Les accords du Touquet ne mettent pas fin à l’afflux de réfugiés à Calais. Petit à petit, des centaines de clandestins se rendent à Calais et finissent pas organiser un premier camp près du port. C’est la première "jungle" de Calais, un bidonville insalubre dans lequel s’entassent environ 700 personnes. Nicolas Sarkozy, alors président de la République, envoie au front, le 22 septembre 2009, Eric Besson, ministre de l’Immigration et de l’Identité nationale. Devant force caméras et nombre de journalistes, prévenus pour l’occasion, des bulldozers détruisent le camp sauvage.

Mais en fait, aucune solution pérenne n’est adoptée. Pendant plusieurs années, le nombre de migrants présents à Calais et aux alentours oscille entre 500 et 700 personnes.
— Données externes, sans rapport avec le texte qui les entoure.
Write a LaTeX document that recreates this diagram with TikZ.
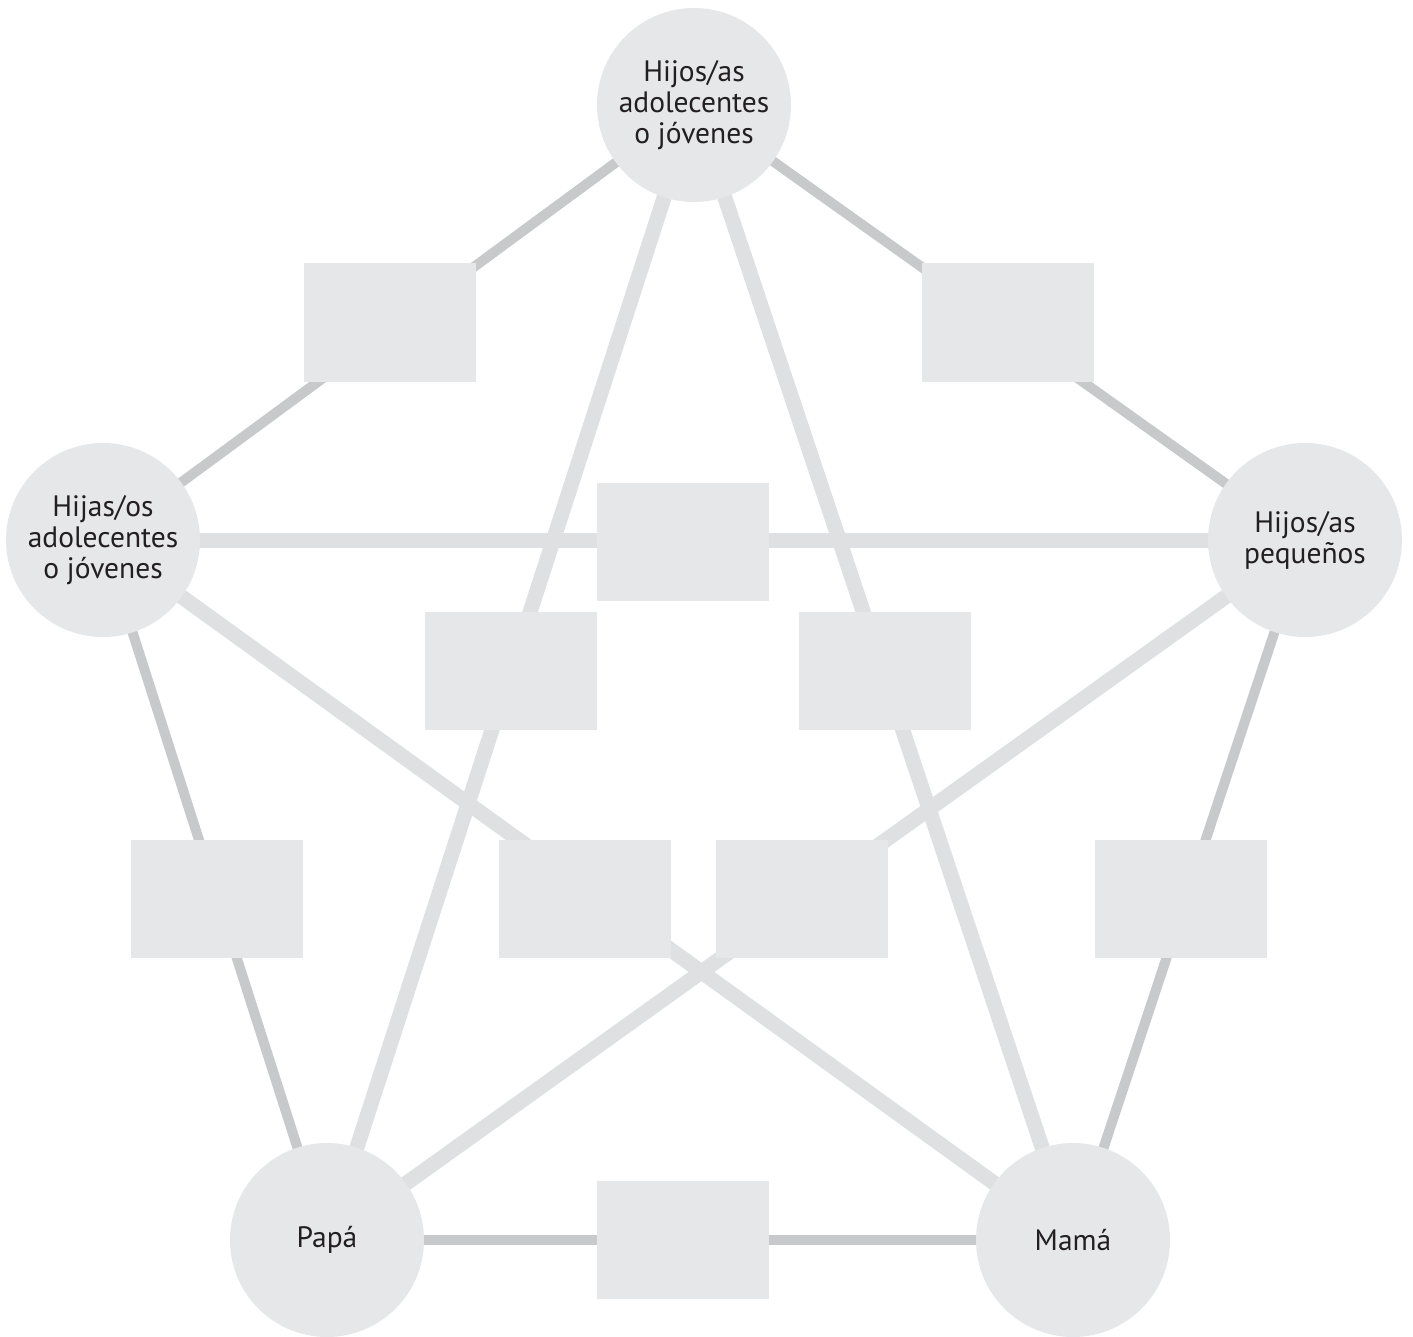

Et le problème n’est plus prioritaire. Puis survient la crise migratoire en Méditerranée. Depuis la Grèce et l’Italie, des milliers de migrants affluent en France, et bon nombre ont dans l’idée de rejoindre la Grande-Bretagne, où les conditions de travail sont plus souples. Mais Calais, difficilement franchissable, est un véritable goulet d’étranglement. Et les accords du Touquet y sont pour quelque chose. Difficile donc pour Nicolas Sarkozy de se dédouaner totalement.